Why this works and when to use it

The approach leverages a stable naming convention. NATURALGAS is fixed at the start. The date length can be inferred from the entire string length. The option type width is inferred from parity. With those two decisions made, every other substring position becomes deterministic. There’s no pattern backtracking and no scanning, so it avoids the overhead associated with regex engines. For the scale described—hundreds of files and tens of thousands of rows—index slicing is a sound choice when the schema is consistent.

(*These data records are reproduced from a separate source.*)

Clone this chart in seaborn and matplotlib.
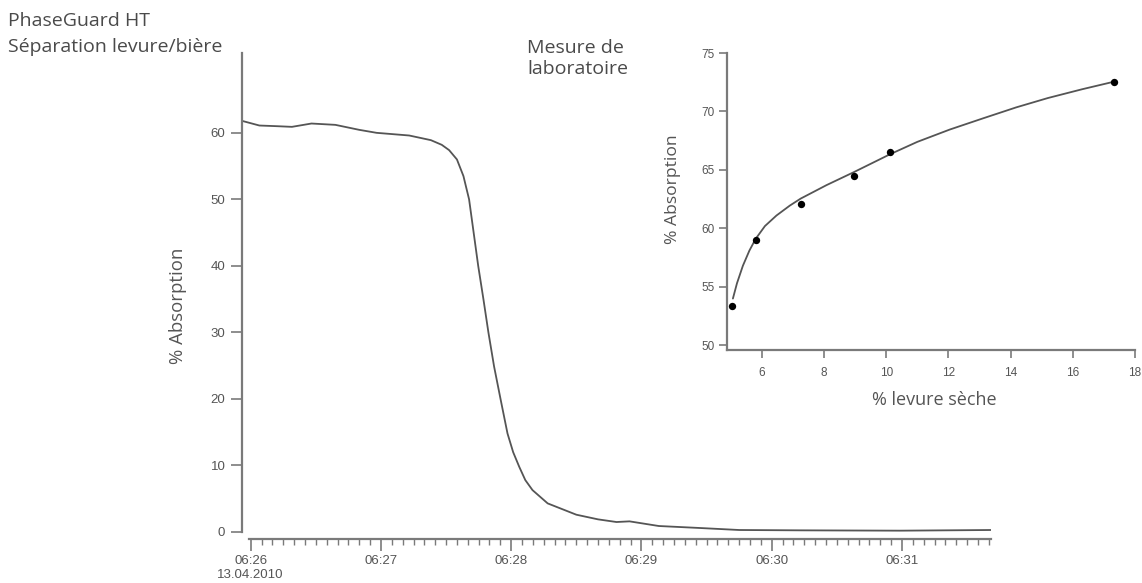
import pandas as pd
import numpy as np
import matplotlib
matplotlib.use("Agg")
import matplotlib.pyplot as plt
import matplotlib.dates as mdates
import seaborn as sns

# main curve: absorption over time (13.04.2010)
times = ["06:25:56", "06:26:04", "06:26:12", "06:26:19", "06:26:28", "06:26:39",
         "06:26:50", "06:26:58", "06:27:13", "06:27:23", "06:27:28", "06:27:31.4",
         "06:27:35", "06:27:38", "06:27:40.6", "06:27:42.7", "06:27:44.8", "06:27:47.2",
         "06:27:49.5", "06:27:52.1", "06:27:55.2", "06:27:58.3", "06:28:00.9", "06:28:03.7",
         "06:28:06.5", "06:28:09.8", "06:28:16.8", "06:28:30", "06:28:40", "06:28:48.5",
         "06:28:54.5", "06:29:08", "06:29:27", "06:29:45", "06:30:13", "06:30:59",
         "06:31:41"]
absorption = [61.8, 61.1, 61.0, 60.9, 61.4, 61.2,
              60.45, 60.0, 59.6, 58.9, 58.2, 57.4,
              56.0, 53.5, 50.0, 45.0, 40.0, 35.0,
              30.0, 24.9, 19.8, 14.8, 12.0, 9.8,
              7.8, 6.3, 4.3, 2.6, 1.9, 1.5,
              1.6, 0.9, 0.6, 0.3, 0.25, 0.2,
              0.3]

# lab measurement (inset)
lab_levure = [5.04, 5.8, 7.25, 8.95, 10.13, 17.33]
lab_absorption = [53.4, 59.0, 62.05, 64.45, 66.5, 72.5]

fit_levure = [5.07, 5.2, 5.39, 5.6, 5.8, 6.1, 6.47, 6.9, 7.25, 8.08, 8.95,
              10.13, 11.0, 12.04, 13.1, 14.18, 15.2, 16.3, 17.33]
fit_absorption = [54.0, 55.3, 56.8, 58.1, 59.1, 60.2, 61.1, 61.95, 62.55, 63.7, 64.8,
                  66.35, 67.4, 68.45, 69.4, 70.35, 71.15, 71.9, 72.55]

main_ticks = [0, 10, 20, 30, 40, 50, 60]
inset_xticks = [6, 8, 10, 12, 14, 16, 18]
inset_yticks = [50, 55, 60, 65, 70, 75]

df = pd.DataFrame({"time": pd.to_datetime("2010-04-13 " + pd.Series(times), format="mixed"),
                   "absorption": absorption})
lab = pd.DataFrame({"levure": lab_levure, "absorption": lab_absorption})
fit = pd.DataFrame({"levure": fit_levure, "absorption": fit_absorption})

sns.set_style("ticks")
plt.rcParams["font.family"] = ["Open Sans", "DejaVu Sans"]

TXT = "#4a4a4a"
AX = "#7a7a7a"
LINE = "#555555"
TICKTXT = "#555555"

fig = plt.figure(figsize=(11.42, 5.83), dpi=100)

# ---- main axes
ax = fig.add_axes([242 / 1142, 1 - 532 / 583, 749 / 1142, 479 / 583])
sns.lineplot(data=df, x="time", y="absorption", ax=ax, color=LINE, linewidth=1.3)
t0 = mdates.date2num(df["time"].iloc[0])
t1 = mdates.date2num(df["time"].iloc[-1])
ax.set_xlim(t0, t1)
ax.set_ylim(0, 72)
ax.set_xlabel("")
ax.set_ylabel("")
ax.set_yticks(main_ticks)

ax.xaxis.set_major_locator(mdates.MinuteLocator())
ax.xaxis.set_minor_locator(mdates.SecondLocator(bysecond=range(5, 60, 5)))


def fmt_time(x, pos):
    d = mdates.num2date(x)
    label = d.strftime("%H:%M")
    if pos == 0:
        label += "\n" + d.strftime("%d.%m.%Y")
    return label


ax.xaxis.set_major_formatter(plt.FuncFormatter(fmt_time))

sns.despine(ax=ax)
ax.spines["bottom"].set_position(("outward", 5))
ax.spines["bottom"].set_bounds(mdates.date2num(pd.Timestamp("2010-04-13 06:25:59")), t1)
for s in ["left", "bottom"]:
    ax.spines[s].set_color(AX)
    ax.spines[s].set_linewidth(1.6)
ax.tick_params(axis="y", length=8, width=1.2, color=AX, labelsize=9.5, labelcolor=TICKTXT, pad=4)
ax.tick_params(axis="x", which="major", length=8.5, width=1.2, color=AX, labelsize=9.5,
               labelcolor=TICKTXT, pad=3)
ax.tick_params(axis="x", which="minor", length=4.5, width=1.0, color=AX)
for lab_t in ax.get_xticklabels() + ax.get_yticklabels():
    lab_t.set_fontfamily(["Liberation Sans", "DejaVu Sans"])

# ---- inset axes
ins = fig.add_axes([727 / 1142, 1 - 350 / 583, 408 / 1142, 297 / 583])
ins.patch.set_alpha(0)
sns.lineplot(data=fit, x="levure", y="absorption", ax=ins, color=LINE, linewidth=1.3, sort=False)
sns.scatterplot(data=lab, x="levure", y="absorption", ax=ins, color="black", s=28,
                edgecolor="black", linewidth=0, zorder=3)
ins.set_xlim(4.88, 18)
ins.set_ylim(49.6, 75)
ins.set_xticks(inset_xticks)
ins.set_yticks(inset_yticks)
ins.set_xlabel("")
ins.set_ylabel("")
sns.despine(ax=ins)
for s in ["left", "bottom"]:
    ins.spines[s].set_color(AX)
    ins.spines[s].set_linewidth(1.6)
ins.tick_params(length=6, width=1.2, color=AX, labelsize=8.5, labelcolor=TICKTXT, pad=3)
ins.tick_params(axis="x", pad=6)
for lab_t in ins.get_xticklabels() + ins.get_yticklabels():
    lab_t.set_fontfamily(["Liberation Sans", "DejaVu Sans"])

# ---- texts
fs_title = 14
fig.text(8 / 1142, 1 - 26.5 / 583, "PhaseGuard HT", fontsize=fs_title, color=TXT, va="baseline")
fig.text(8 / 1142, 1 - 52 / 583, "Séparation levure/bière", fontsize=fs_title, color=TXT, va="baseline")
fig.text(527 / 1142, 1 - 53.3 / 583, "Mesure de", fontsize=fs_title, color=TXT, va="baseline")
fig.text(527 / 1142, 1 - 74 / 583, "laboratoire", fontsize=fs_title, color=TXT, va="baseline")

fig.text(178 / 1142, 1 - 306 / 583, "% Absorption", fontsize=13.4, color=TICKTXT,
         rotation=90, ha="center", va="center")
fig.text(673 / 1142, 1 - 189 / 583, "% Absorption", fontsize=12.6, color=TICKTXT,
         rotation=90, ha="center", va="center")
fig.text(934 / 1142, 1 - 400 / 583, "% levure sèche", fontsize=13, color=TICKTXT,
         ha="center", va="center")

plt.savefig("out.png", dpi=100)
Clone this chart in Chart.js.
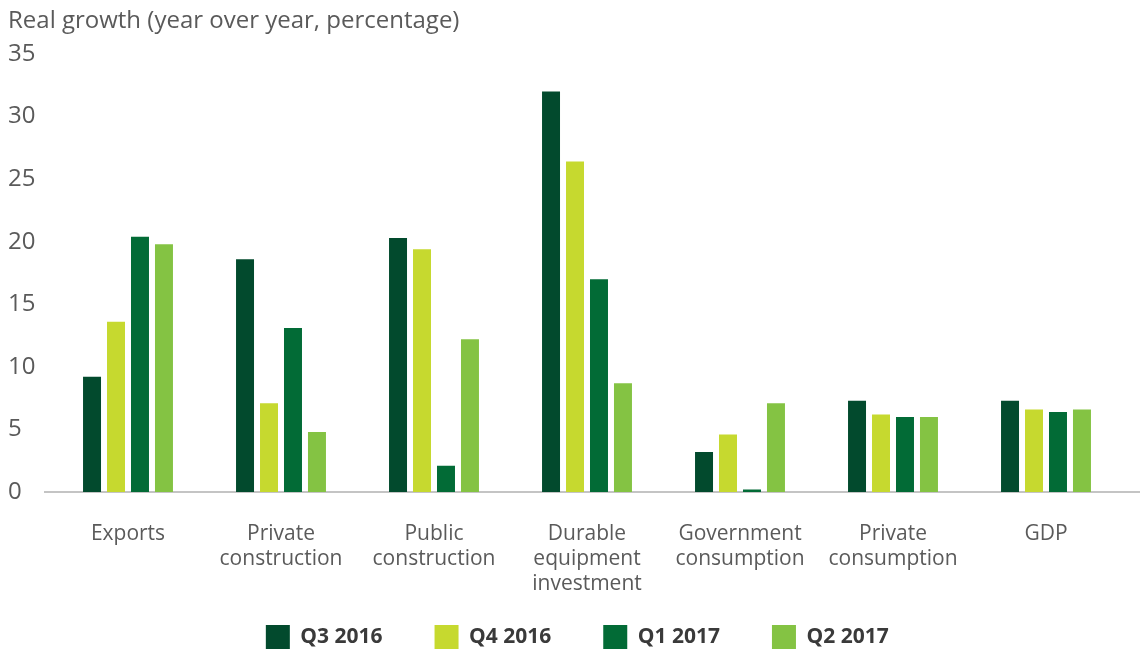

There’s also a maintainability angle. For formats as regular as these filenames, explicit slicing makes intent obvious: you see exactly what byte ranges are read. If your filenames evolve or new variants appear, update the small set of conditions that compute lengths. If you’re unsure where the time goes in your pipeline, measure before changing anything. It’s not worth micro-optimizing if parsing isn’t your bottleneck.

Why it matters

In large-scale data processing, a tiny inefficiency multiplied by millions of rows becomes real money and time. Regex is a great tool, but if the string layout is known upfront, index arithmetic usually wins in simplicity and speed. Equally important is removing ambiguity early: choosing rules that map every filename to a single interpretation keeps downstream logic predictable.

Conclusion

If you own a predictable ticker schema like NATURALGASDDMMM[YY]PPP[CE|PE|FUT].MCX, favor direct substring extraction over regex. Derive the date width and option type width from the filename length, then slice once. Keep the baseline regex approach around if you need quick experiments, but decide with measurements, not guesses. Profile the end-to-end job, confirm that parsing is a hotspot, and only then switch tactics. Stable formats reward simple code; let the structure of your data drive the choice.